March 8, 2016

For the first time that anybody at the (Fort Lauderdale, Florida) Sun Sentinel can recall, the paper told its readers that none of the Republican candidates for president earned its endorsement.

“I hate that we didn’t endorse,” editorial page editor Rosemary O’Hara said. “We take this very seriously, we don’t take it lightly at all. We offer endorsements not because readers always agree with us but so they know what we think and why we think it.”

The Tuesday editorial takes issue with all four of the remaining GOP candidates.

We cannot endorse businessman Donald Trump, hometown Sen. Marco Rubio or Texas Sen. Ted Cruz because they are unqualified to be president. Ohio Gov. John Kasich is the best of the bunch, but if you measure a candidate by the caliber of his campaign, Kasich’s lack of traction and organization make a vote for him count for little.”

The Sun Sentinel urged former Florida Gov. Jeb Bush to run last year, and he will appear on the Florida ballot next week even though he has put his campaign on hold.

The editorial board was especially critical of Florida Sen. Marco Rubio:

Remember that he has almost no experience and has done little but run for office. Then, when he gets in office, he doesn’t go to work very much.
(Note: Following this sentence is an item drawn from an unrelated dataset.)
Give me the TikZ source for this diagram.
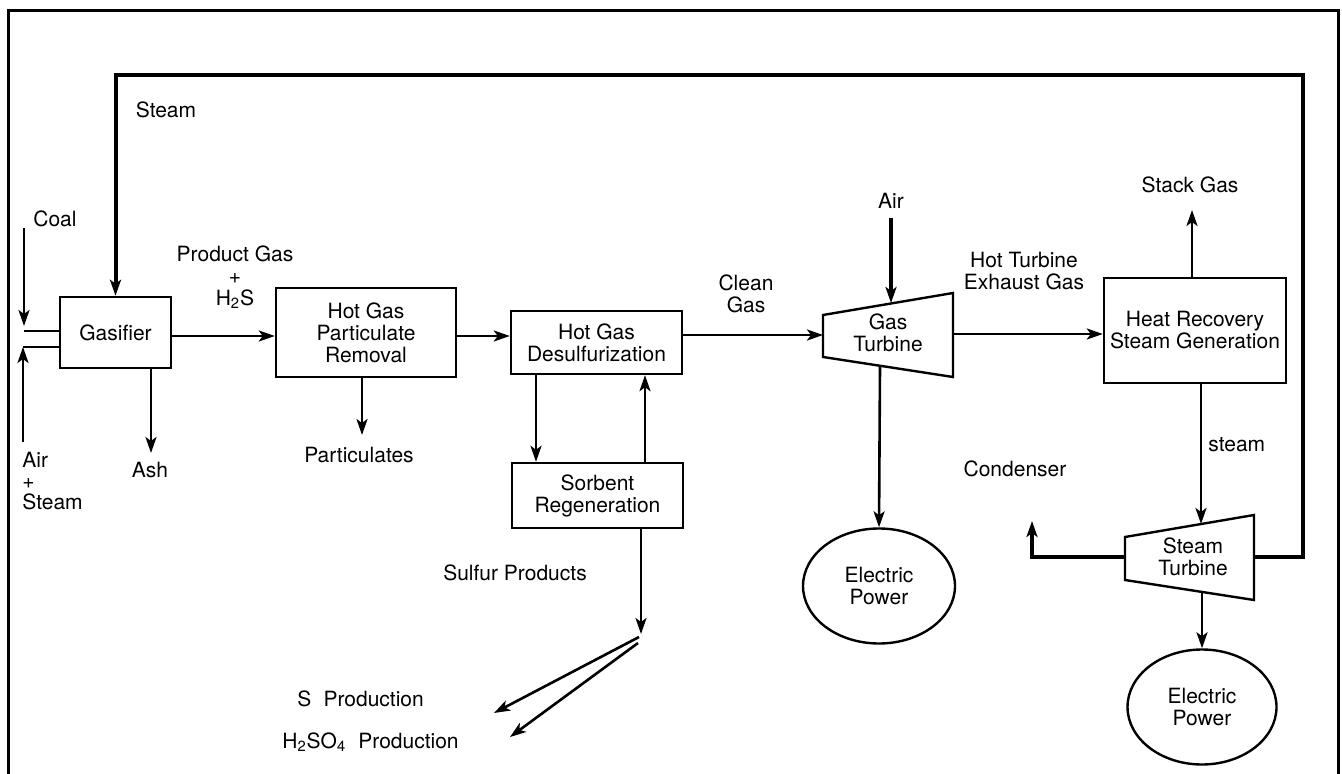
\documentclass[tikz,border=0pt]{standalone}
\usepackage{fontspec}
\setmainfont{TeX Gyre Heros}
\usetikzlibrary{arrows.meta,shapes.geometric,calc}
\begin{document}
\begin{tikzpicture}[x={(0.5pt,0)}, y={(0,-0.5pt)},
  every node/.style={font=\fontsize{10.5}{11}\selectfont, inner sep=0pt},
  box/.style={draw, line width=1.2pt, rectangle, align=center},
  oval/.style={draw, line width=1.2pt, ellipse, align=center},
  tip/.style={-{Stealth[length=8pt,width=5.5pt,inset=2pt]}},
  flow/.style={line width=1.3pt, tip},
  plain/.style={line width=1.3pt},
  heavy/.style={line width=2pt},
  lbl/.style={align=center},
]
\useasboundingbox (0,0) rectangle (1342,774);
% outer frame
\draw[line width=1.5pt] (8,11) rectangle (1338,800);

% process units
\node[box, minimum width=55.5pt, minimum height=35.5pt] (gas) at (115.5,332.5) {Gasifier};
\node[box, minimum width=90pt, minimum height=44.5pt] (pr) at (366,332.5) {Hot Gas\\Particulate\\Removal};
\node[box, minimum width=85.5pt, minimum height=31.5pt] (hgd) at (596.5,342.5) {Hot Gas\\Desulfurization};
\node[box, minimum width=85.5pt, minimum height=32.5pt] (sorb) at (597.5,495.5) {Sorbent\\Regeneration};
\node[box, minimum width=91pt, minimum height=52.5pt] (hrsg) at (1195,330.5) {Heat Recovery\\Steam Generation};
\node[oval, minimum width=76pt, minimum height=57.5pt] (ep1) at (879,586) {Electric\\Power};
\node[oval, minimum width=74.5pt, minimum height=57.5pt] (ep2) at (1202,707) {Electric\\Power};

% gas turbine
\coordinate (gtA) at (823,315);
\coordinate (gtB) at (953,293);
\coordinate (gtC) at (953,377);
\coordinate (gtD) at (823,357);
\draw[line width=1.2pt] (gtA) -- (gtB) -- (gtC) -- (gtD) -- cycle;
\node[lbl] (gt) at (888,333) {Gas\\Turbine};

% steam turbine
\coordinate (stA) at (1125,537);
\coordinate (stB) at (1254,515);
\coordinate (stC) at (1254,600);
\coordinate (stD) at (1125,580);
\draw[line width=1.2pt] (stA) -- (stB) -- (stC) -- (stD) -- cycle;
\node[lbl] (st) at (1193,557) {Steam\\Turbine};

% feeds to the gasifier
\coordinate (coalT) at (24,228);
\coordinate (coalTip) at (24,326);
\coordinate (coalB) at (24,331);
\draw[flow] (coalT) -- (coalTip);
\draw[plain] (coalB) -- (coalB -| gas.west);
\node[anchor=west] (coal) at (33,219) {Coal};

\coordinate (airB) at (23,442);
\coordinate (airT) at (23,347);
\draw[flow] (airB) -- (airT);
\draw[plain] (airT) -- (airT -| gas.west);
\node[anchor=north west, align=left, font=\fontsize{10.5}{10.5}\selectfont] (airst) at (22,452) {Air\\+\\Steam};

% ash
\coordinate (ashTip) at (151,453);
\draw[flow] (gas.south -| ashTip) -- (ashTip);
\node (ash) at (150,470) {Ash};

% product gas
\coordinate (pg) at (200,336);
\draw[flow] (gas.east |- pg) -- (pr.west |- pg);
\node[lbl] (pglbl) at (235,277) {Product Gas\\+\\H\textsubscript{2}S};

% particulates
\coordinate (partTip) at (362,435);
\draw[flow] (pr.south -| partTip) -- (partTip);
\node (part) at (359,455) {Particulates};

% to desulfurization
\coordinate (dg) at (480,336);
\draw[flow] (pr.east |- dg) -- (hgd.west |- dg);

% sorbent loop
\coordinate (sdn) at (536,420);
\coordinate (sup) at (645,420);
\draw[flow] (hgd.south -| sdn) -- (sorb.north -| sdn);
\draw[flow] (sorb.north -| sup) -- (hgd.south -| sup);

% sulfur products
\coordinate (fork) at (641,634);
\draw[flow] (sorb.south -| fork) -- (fork);
\node (sp) at (515,573) {Sulfur Products};
\coordinate (fA) at (639,637);
\coordinate (fB) at (638,643);
\coordinate (sTip) at (494,713);
\coordinate (hTip) at (510,737);
\draw[flow] (fA) -- (sTip);
\draw[flow] (fB) -- (hTip);
\node[anchor=west] (sprod) at (297,699) {S\hspace{0.3em} Production};
\node[anchor=west] (hprod) at (282,742) {H\textsubscript{2}SO\textsubscript{4}\hspace{0.3em} Production};

% clean gas to the gas turbine
\coordinate (gtin) at (823,335);
\draw[flow] (hgd.east |- gtin) -- (gtin);
\node[lbl] (clean) at (746,294) {Clean\\Gas};

% combustion air
\coordinate (airTop) at (891,218);
\coordinate (airIn) at (891,303);
\draw[heavy, tip] (airTop) -- (airIn);
\node (air) at (891,201) {Air};

% gas turbine power
\coordinate (gtOut) at (880,366);
\draw[flow] (gtOut) -- (ep1.north);

% exhaust gas to heat recovery
\coordinate (gtEx) at (953,334);
\draw[flow] (gtEx) -- (hrsg.west |- gtEx);
\node[lbl] (hot) at (1024,271) {Hot Turbine\\Exhaust Gas};

% stack gas
\coordinate (stack) at (1192,210);
\draw[flow] (hrsg.north -| stack) -- (stack);
\node (stk) at (1190,185) {Stack Gas};

% steam to the steam turbine
\coordinate (stIn) at (1201,524);
\draw[flow] (hrsg.south -| stIn) -- (stIn);
\node[anchor=west] (stm) at (1208,445) {steam};

% steam turbine power
\coordinate (stOut) at (1202,592);
\draw[flow] (stOut) -- (ep2.north);

% condenser
\coordinate (stL) at (1125,557);
\coordinate (cond) at (1032,521);
\draw[heavy, tip] (stL) -| (cond);
\node (condl) at (1015,469) {Condenser};

% steam recycle to the gasifier
\coordinate (stR) at (1254,557);
\coordinate (loopR) at (1303,75);
\draw[heavy, tip] (stR) -| (loopR) -| (gas.north);
\node (stml) at (166,110) {Steam};
\end{tikzpicture}
\end{document}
He holds the worst attendance record in the U.S. Senate.

Because Rubio has failed to do his job as a senator, broken the promises he made to Floridians and backed away from his lone signature piece of legislation on immigration, we cannot endorse him for president.

The paper said Trump is “absurdly vague on how he would ‘make America great again'” and noted that “Cruz scares us.”

Newspapers have endorsed candidates at least as far back as 1860, when the New York Times backed Lincoln and failed to foresee the oncoming Civil War.

For decades, newspapers largely endorsed Republicans but more recently have leaned toward Democrats, Micah Cohen explained in a 2011 column for The New York Times.

There is little evidence showing that endorsements affect the outcome of national races. In 1976, 1996 and 2004, Cohen says, the winner of the most daily newspaper endorsements still lost the election. Endorsements that arrive closer to election day may be losing their punch in states like Florida, where growing numbers of voters cast their ballots early.

It is especially difficult to link newspaper endorsements to success in presidential elections where voters have a better sense of the candidates than they may have in local school board or judges races.

“Endorsements are a chance for newspapers to give an assessment of a candidate based on the values that the newspaper stands for,” O’Hara said. She fully expects her paper to make a recommendation this fall. “Oh yes, I think this is an anomaly,” O’Hara said.